Retype word for word the first line of the listing and each line after it up to the line with "first period index", with the pictures taken out.

> _Available data_
______________________________
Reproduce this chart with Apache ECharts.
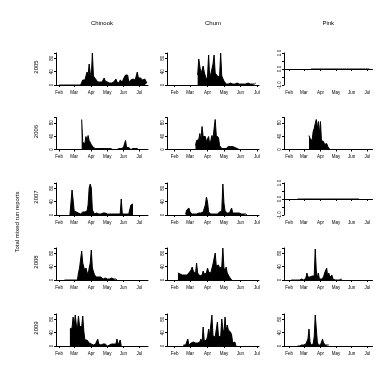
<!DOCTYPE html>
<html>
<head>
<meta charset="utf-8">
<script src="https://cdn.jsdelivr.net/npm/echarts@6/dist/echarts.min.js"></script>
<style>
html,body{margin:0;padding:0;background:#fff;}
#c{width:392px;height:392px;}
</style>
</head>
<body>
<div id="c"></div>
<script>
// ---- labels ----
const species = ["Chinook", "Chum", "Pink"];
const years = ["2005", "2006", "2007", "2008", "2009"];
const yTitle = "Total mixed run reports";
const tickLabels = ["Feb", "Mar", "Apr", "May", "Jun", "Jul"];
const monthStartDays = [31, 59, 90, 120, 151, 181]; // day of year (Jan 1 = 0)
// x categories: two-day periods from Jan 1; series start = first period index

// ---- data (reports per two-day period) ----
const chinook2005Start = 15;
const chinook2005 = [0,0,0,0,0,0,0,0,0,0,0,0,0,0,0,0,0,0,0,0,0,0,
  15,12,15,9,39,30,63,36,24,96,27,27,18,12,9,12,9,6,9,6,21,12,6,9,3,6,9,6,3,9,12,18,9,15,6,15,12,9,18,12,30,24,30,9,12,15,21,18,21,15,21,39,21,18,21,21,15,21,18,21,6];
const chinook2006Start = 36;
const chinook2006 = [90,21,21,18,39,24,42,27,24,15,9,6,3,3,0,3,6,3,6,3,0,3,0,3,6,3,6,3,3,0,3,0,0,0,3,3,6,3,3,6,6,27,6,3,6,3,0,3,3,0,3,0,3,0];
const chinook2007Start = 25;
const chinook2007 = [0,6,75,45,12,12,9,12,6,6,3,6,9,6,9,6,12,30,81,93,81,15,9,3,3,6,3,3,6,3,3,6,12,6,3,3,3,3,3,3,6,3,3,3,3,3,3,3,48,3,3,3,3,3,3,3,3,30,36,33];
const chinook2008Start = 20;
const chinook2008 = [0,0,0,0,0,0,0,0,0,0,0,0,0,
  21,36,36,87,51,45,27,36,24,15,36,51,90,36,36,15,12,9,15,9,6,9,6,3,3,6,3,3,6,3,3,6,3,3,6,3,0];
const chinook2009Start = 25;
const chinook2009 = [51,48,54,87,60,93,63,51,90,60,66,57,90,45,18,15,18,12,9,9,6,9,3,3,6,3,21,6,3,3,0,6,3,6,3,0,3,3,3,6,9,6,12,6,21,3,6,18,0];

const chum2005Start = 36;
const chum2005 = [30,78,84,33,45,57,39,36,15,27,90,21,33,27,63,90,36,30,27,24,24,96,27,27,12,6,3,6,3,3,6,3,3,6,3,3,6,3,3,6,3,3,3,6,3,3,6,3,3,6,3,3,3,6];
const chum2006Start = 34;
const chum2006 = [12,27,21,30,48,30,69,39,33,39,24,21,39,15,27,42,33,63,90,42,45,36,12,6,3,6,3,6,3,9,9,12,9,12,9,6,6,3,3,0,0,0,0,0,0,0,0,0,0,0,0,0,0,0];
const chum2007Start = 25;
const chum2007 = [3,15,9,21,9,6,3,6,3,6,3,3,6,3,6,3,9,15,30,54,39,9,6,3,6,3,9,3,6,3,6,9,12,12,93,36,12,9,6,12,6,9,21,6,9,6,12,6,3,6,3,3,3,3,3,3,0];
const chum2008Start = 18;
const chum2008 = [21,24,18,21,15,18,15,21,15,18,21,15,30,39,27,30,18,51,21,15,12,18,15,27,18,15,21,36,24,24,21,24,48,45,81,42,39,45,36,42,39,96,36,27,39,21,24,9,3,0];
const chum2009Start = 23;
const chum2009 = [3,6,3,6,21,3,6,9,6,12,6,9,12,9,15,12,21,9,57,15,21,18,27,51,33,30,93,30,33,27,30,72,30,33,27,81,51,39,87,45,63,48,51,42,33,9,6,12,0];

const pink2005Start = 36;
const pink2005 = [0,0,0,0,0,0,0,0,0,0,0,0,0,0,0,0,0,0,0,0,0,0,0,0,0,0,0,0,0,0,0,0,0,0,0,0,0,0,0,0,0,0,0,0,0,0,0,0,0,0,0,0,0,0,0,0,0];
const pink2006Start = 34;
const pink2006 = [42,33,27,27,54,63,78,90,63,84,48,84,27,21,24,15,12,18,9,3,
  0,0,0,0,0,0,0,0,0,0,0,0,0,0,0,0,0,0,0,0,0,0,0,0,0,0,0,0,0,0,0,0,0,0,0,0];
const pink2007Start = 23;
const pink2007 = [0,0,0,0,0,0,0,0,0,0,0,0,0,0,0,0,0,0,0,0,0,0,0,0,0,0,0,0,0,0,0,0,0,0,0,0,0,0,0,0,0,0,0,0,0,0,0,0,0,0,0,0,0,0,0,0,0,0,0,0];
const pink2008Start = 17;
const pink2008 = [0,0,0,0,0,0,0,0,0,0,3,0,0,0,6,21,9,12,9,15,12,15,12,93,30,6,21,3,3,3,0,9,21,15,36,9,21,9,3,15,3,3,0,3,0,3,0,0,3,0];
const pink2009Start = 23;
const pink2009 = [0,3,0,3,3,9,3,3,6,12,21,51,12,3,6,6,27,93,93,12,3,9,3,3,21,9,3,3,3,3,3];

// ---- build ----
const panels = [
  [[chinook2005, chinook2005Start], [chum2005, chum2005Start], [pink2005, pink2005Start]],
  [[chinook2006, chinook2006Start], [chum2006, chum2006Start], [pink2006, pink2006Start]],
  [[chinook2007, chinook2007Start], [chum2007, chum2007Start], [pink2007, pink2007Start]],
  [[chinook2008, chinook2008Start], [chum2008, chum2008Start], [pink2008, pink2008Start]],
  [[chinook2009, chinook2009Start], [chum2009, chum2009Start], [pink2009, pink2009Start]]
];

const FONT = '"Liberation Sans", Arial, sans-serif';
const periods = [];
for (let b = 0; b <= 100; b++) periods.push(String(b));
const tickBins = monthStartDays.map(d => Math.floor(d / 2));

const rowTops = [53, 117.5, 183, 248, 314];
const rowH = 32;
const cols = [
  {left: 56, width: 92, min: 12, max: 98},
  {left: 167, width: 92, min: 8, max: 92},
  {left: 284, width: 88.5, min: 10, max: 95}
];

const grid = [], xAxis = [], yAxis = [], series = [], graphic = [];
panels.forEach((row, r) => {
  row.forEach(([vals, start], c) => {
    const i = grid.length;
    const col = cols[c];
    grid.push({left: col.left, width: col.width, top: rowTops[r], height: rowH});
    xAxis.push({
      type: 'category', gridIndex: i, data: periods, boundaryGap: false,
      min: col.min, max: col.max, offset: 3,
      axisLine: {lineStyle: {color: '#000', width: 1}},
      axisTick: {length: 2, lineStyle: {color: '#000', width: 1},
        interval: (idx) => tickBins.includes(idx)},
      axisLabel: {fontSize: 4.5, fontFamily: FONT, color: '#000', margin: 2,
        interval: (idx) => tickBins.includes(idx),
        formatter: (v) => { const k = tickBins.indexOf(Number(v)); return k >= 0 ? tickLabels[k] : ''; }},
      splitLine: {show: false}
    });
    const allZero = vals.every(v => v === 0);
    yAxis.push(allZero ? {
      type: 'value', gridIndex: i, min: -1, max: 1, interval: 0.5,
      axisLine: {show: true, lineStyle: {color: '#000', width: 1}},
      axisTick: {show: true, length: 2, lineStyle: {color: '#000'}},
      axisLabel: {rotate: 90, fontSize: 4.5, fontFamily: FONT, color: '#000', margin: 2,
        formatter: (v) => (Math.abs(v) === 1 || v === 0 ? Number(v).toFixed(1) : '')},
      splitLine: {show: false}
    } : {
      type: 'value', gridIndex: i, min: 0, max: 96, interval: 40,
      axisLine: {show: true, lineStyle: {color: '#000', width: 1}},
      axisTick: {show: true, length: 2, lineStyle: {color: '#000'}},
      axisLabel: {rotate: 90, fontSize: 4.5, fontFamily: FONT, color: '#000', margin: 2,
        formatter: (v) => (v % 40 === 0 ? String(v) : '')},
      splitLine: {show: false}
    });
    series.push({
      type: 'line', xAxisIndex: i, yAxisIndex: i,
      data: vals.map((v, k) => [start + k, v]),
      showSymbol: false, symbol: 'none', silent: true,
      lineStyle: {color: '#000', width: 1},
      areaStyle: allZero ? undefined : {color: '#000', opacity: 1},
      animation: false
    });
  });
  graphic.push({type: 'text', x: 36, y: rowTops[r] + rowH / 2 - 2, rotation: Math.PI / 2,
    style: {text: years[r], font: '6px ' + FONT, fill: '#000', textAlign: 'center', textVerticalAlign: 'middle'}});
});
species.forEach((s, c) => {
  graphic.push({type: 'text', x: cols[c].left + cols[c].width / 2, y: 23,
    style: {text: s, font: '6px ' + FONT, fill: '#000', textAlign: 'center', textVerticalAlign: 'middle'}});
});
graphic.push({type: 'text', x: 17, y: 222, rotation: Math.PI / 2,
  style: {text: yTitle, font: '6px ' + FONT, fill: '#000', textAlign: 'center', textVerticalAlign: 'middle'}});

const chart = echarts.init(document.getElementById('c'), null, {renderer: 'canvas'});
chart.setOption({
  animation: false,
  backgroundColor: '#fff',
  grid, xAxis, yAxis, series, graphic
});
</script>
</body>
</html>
______________________________
> _The output_
Reproduce this chart with Apache ECharts.
<!DOCTYPE html>
<html>
<head>
<meta charset="utf-8">
<script src="https://cdn.jsdelivr.net/npm/echarts@6/dist/echarts.min.js"></script>
<style>
html,body{margin:0;padding:0;background:#fff;}
#c{width:392px;height:392px;}
</style>
</head>
<body>
<div id="c"></div>
<script>
// ---- labels ----
const species = ["Chinook", "Chum", "Pink"];
const years = ["2005", "2006", "2007", "2008", "2009"];
const yTitle = "Total mixed run reports";
const tickLabels = ["Feb", "Mar", "Apr", "May", "Jun", "Jul"];
const monthStartDays = [31, 59, 90, 120, 151, 181]; // day of year (Jan 1 = 0)
// x categories: two-day periods from Jan 1; series start = first period index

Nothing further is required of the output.